▸ **Short task**
Copy exactly, and only, the lines below from the first through the one containing "(title) at (203,32)", both included; pictures are omitted.

▸ **Records shown**
--- START ---
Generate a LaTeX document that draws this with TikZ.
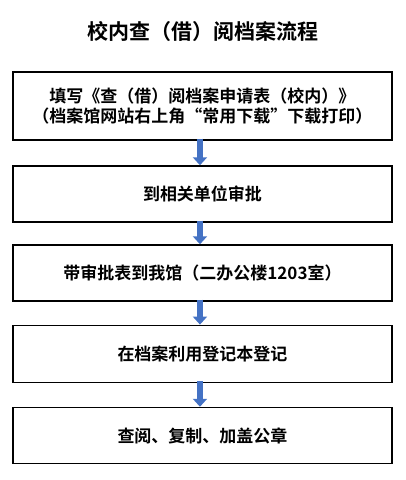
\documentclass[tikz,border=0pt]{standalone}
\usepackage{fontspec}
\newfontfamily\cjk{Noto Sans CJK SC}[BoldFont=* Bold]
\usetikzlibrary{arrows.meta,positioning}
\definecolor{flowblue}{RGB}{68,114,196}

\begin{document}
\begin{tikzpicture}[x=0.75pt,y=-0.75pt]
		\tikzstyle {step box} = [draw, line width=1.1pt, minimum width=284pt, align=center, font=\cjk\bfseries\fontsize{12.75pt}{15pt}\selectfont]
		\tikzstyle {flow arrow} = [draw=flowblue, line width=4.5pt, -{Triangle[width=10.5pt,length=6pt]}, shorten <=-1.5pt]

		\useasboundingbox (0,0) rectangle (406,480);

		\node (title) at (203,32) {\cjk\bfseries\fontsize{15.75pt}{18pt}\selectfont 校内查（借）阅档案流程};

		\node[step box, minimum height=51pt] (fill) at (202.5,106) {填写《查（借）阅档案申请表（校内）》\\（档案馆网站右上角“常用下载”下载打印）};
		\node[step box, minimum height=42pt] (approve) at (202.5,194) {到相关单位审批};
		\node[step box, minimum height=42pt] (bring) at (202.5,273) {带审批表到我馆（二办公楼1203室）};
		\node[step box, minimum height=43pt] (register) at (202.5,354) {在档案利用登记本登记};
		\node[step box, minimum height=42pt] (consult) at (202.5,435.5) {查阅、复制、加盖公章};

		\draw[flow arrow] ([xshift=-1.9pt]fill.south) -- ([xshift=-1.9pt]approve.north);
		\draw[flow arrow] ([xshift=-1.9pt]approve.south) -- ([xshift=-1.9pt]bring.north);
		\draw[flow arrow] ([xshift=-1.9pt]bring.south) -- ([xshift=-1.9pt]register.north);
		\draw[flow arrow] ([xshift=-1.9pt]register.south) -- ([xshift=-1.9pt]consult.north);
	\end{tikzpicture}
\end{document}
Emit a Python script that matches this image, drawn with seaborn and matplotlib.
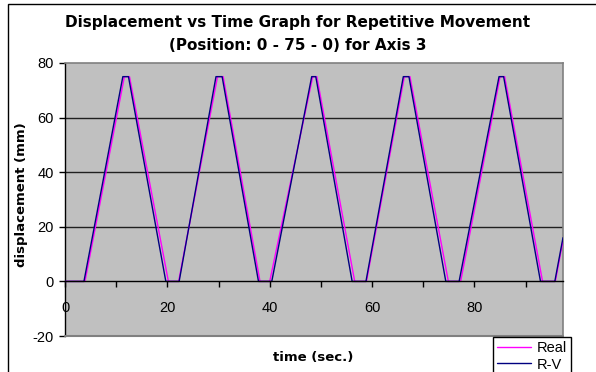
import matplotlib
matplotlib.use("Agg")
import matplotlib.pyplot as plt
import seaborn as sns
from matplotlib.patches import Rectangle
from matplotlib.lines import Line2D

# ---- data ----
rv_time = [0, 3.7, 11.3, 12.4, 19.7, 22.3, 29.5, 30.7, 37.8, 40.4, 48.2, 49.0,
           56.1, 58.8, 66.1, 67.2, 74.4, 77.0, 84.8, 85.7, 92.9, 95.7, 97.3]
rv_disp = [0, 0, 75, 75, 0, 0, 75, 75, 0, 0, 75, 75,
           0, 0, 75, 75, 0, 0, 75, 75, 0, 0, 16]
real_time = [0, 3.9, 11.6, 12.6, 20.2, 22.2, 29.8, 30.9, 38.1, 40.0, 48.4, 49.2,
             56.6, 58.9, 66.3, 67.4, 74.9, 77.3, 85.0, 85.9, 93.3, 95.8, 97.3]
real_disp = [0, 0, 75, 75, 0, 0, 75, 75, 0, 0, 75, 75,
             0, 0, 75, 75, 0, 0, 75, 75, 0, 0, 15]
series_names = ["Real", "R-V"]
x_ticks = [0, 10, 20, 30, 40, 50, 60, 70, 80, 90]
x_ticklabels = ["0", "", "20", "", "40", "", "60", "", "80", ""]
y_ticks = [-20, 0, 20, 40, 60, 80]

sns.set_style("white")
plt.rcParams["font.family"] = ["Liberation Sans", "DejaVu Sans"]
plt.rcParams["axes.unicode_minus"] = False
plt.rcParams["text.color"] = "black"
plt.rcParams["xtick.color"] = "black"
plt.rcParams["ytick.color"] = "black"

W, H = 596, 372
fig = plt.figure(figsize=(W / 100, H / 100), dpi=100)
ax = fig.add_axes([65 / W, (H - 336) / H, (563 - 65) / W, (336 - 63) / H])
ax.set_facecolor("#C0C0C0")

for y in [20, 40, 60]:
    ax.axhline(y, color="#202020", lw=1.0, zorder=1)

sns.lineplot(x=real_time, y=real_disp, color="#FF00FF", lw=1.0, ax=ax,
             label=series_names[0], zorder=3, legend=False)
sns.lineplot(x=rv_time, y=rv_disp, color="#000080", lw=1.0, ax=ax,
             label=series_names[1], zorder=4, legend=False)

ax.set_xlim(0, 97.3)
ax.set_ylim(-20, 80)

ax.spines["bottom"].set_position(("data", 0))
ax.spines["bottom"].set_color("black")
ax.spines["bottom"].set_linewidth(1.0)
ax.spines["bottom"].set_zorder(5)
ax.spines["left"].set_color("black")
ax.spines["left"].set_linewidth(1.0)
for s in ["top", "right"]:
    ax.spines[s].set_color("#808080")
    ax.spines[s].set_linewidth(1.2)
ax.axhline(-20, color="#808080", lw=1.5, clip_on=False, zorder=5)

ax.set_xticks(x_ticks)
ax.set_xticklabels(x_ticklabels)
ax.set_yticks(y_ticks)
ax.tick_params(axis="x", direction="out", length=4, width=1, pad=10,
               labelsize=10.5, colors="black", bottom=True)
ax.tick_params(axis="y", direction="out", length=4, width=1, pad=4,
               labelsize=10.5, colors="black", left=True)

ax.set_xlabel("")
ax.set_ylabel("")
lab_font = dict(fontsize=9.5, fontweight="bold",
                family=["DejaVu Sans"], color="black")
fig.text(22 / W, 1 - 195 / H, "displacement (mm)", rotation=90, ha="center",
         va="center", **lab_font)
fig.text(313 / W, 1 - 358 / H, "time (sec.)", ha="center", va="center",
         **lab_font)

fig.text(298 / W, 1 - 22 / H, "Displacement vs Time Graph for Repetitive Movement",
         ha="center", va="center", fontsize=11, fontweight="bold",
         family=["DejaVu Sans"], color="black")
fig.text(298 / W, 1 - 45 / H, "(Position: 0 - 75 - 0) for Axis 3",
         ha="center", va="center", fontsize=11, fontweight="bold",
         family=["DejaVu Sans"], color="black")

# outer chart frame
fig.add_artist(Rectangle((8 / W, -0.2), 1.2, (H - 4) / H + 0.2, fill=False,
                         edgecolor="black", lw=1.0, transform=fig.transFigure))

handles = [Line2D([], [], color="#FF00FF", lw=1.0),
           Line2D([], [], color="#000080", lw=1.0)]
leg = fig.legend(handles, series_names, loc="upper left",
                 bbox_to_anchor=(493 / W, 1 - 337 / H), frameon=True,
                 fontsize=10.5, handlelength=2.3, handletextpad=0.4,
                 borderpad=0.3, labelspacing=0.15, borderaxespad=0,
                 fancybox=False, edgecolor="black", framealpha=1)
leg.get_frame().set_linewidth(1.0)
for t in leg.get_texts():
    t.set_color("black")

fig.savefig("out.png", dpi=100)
--- END ---
▸ **Reply**
Generate a LaTeX document that draws this with TikZ.
\documentclass[tikz,border=0pt]{standalone}
\usepackage{fontspec}
\newfontfamily\cjk{Noto Sans CJK SC}[BoldFont=* Bold]
\usetikzlibrary{arrows.meta,positioning}
\definecolor{flowblue}{RGB}{68,114,196}

\begin{document}
\begin{tikzpicture}[x=0.75pt,y=-0.75pt]
		\tikzstyle {step box} = [draw, line width=1.1pt, minimum width=284pt, align=center, font=\cjk\bfseries\fontsize{12.75pt}{15pt}\selectfont]
		\tikzstyle {flow arrow} = [draw=flowblue, line width=4.5pt, -{Triangle[width=10.5pt,length=6pt]}, shorten <=-1.5pt]

		\useasboundingbox (0,0) rectangle (406,480);

		\node (title) at (203,32) {\cjk\bfseries\fontsize{15.75pt}{18pt}\selectfont 校内查（借）阅档案流程};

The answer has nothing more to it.